The most thrilling comeback in American sports history had to be completed at Augusta, at the Masters on a Sunday afternoon in April.
After all, the Augusta National Golf Club is where Tiger Woods, 22 years ago, first burst into our cultural consciousness, like no one we had ever seen before: golf’s first black superstar, a player who everyone figured would rewrite his sport’s record book. He won by a dozen strokes that day in 1997, as a 21-year-old, and never looked back. By the time he was 32, Woods had won 14 major championships, even taking four in a row — the 2000-2001 Tiger Slam — during his astonishing prime.
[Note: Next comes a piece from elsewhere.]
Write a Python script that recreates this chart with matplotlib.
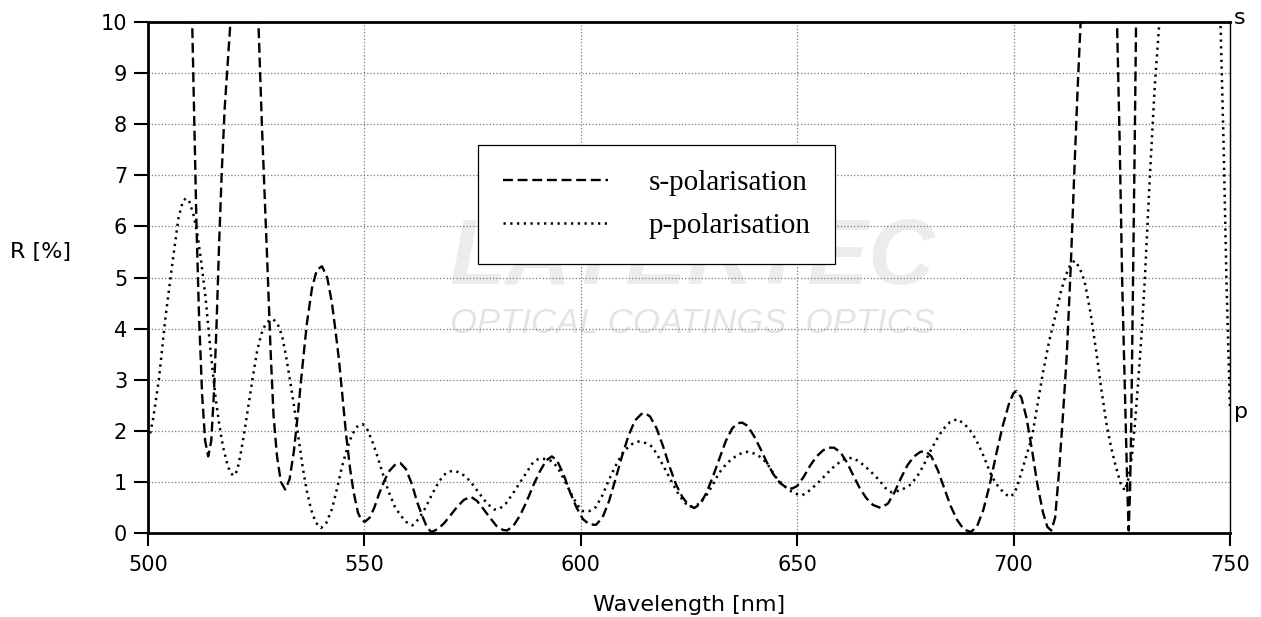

He gave a mass audience a reason to stay inside on Sundays, and watch men walk on grass and swing at a little white ball.
Then came the personal scandal about a decade ago, which the fed tabloids for months and destroyed his marriage. He returned to golf, but kept getting hurt. He had four back surgeries in three years, between 2014-2017. Woods fell out of the top 1,000 in the world golf rankings. He thought he may never play again. On Memorial Day Weekend in 2017, police found him asleep at the wheel, and arrested him. He had painkillers in his system, and was struggling with managing that pain. Wearing a Green Jacket less than two years later was unimaginable.
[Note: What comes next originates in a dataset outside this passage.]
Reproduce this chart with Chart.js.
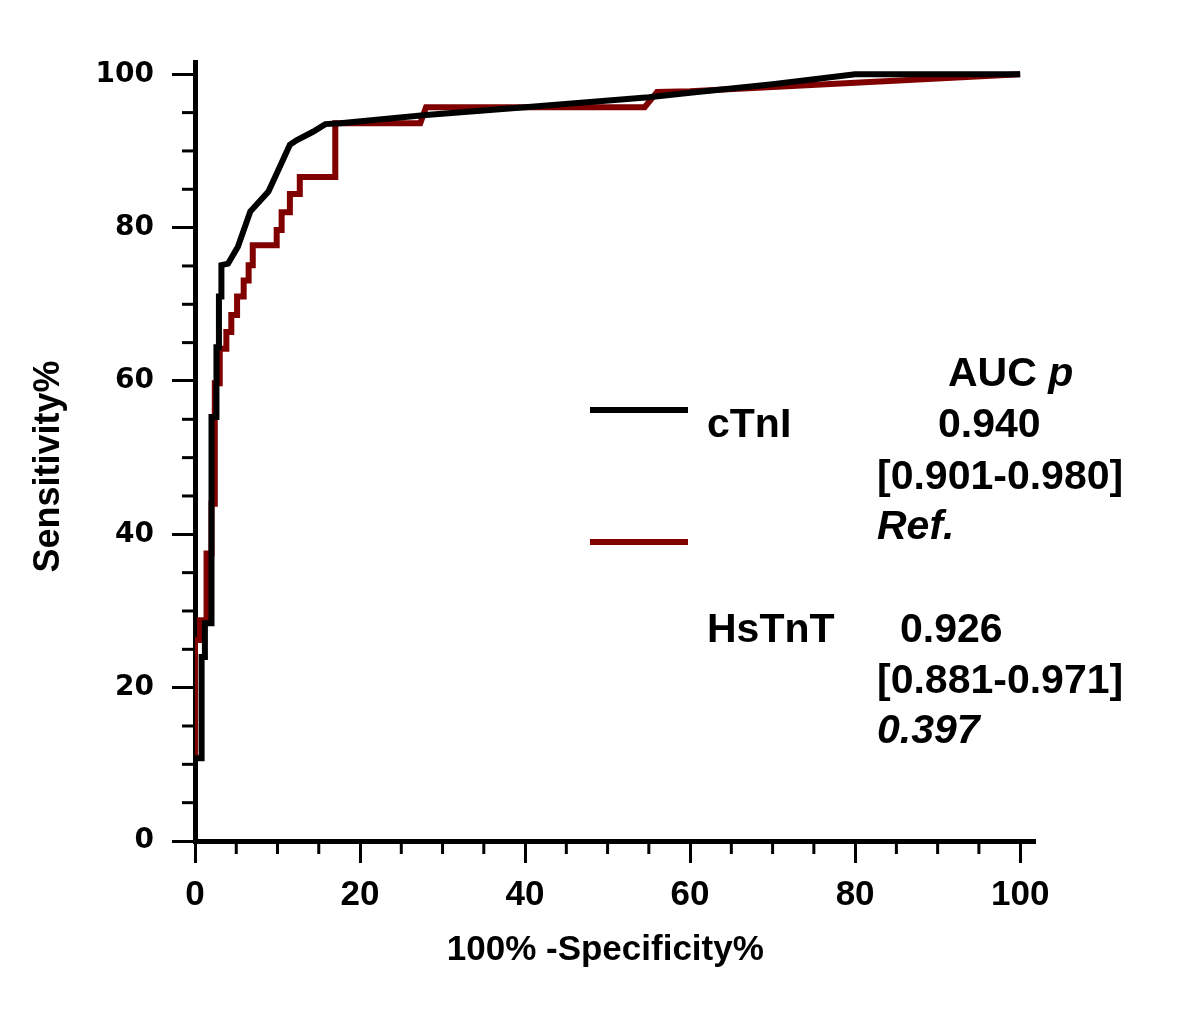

But here we are. It seemed Woods and one of his playing partners in the final group, Francesco Molinari, would go shot for shot down the stretch. But on the 15th hole Molinari, last year’s British Open champion, hit a shot in the water, essentially knocking him out of the tournament. Woods, wearing his signature Sunday red, with a mock turtle neck, birdied the par 5 and was now alone with the lead. Unlike his last Masters win in 2005, when he needed a miracle chip on the par 3 16th hole to pull it out, Woods stuck his tee shot on 16, giving him another birdie and more breathing room. Now, he could essentially soak in a coronation. Brooks Koepka — winner of three majors since 2017, and playing in the group ahead of Woods — could have cut Woods’ lead to a single stroke on 18, but he missed a make-able birdie putt. All Woods needed was a bogey 5 on 18 to clinch it.
Tiger had been crawling towards his moment. He contended in the last two majors, which enabled him to refresh his memory of how to win one: plod along, let the other guys make mistakes and stay calm.
When he tapped in the winning putt, for his 15th career major, Woods screamed and flipped his club. He hugged his son Charlie, who wasn’t born the last time Woods won a major 11 years ago, and daughter Sam, who was about to turn one. Woods grew hoarse from all his yelling. He refused to hide his catharsis. Augusta’s proper “patrons” turned into actual sports fans, celebrating as if their team just won a Super Bowl. “Tiger! Tiger! Tiger!” the fans chanted, pushing up the volume to college football stadium decibel levels.
The 14-year gap between Tiger’s fourth and fifth Masters wins is the largest in golf history. The last time he won a major, Barack Obama and John McCain hadn’t even been officially nominated as presidential candidates. Woods’ chase of Jack Nicklaus’ record 18 majors titles is officially back on. We once thought we’d be commemorate that historic moment — Woods passing Jack with 19 — circa 2011 or so.
In recent years, we could afford to forget that storyline. It was dormant, like Tiger’s game. He was almost done. Not anymore. Because Tiger Woods just won the Masters.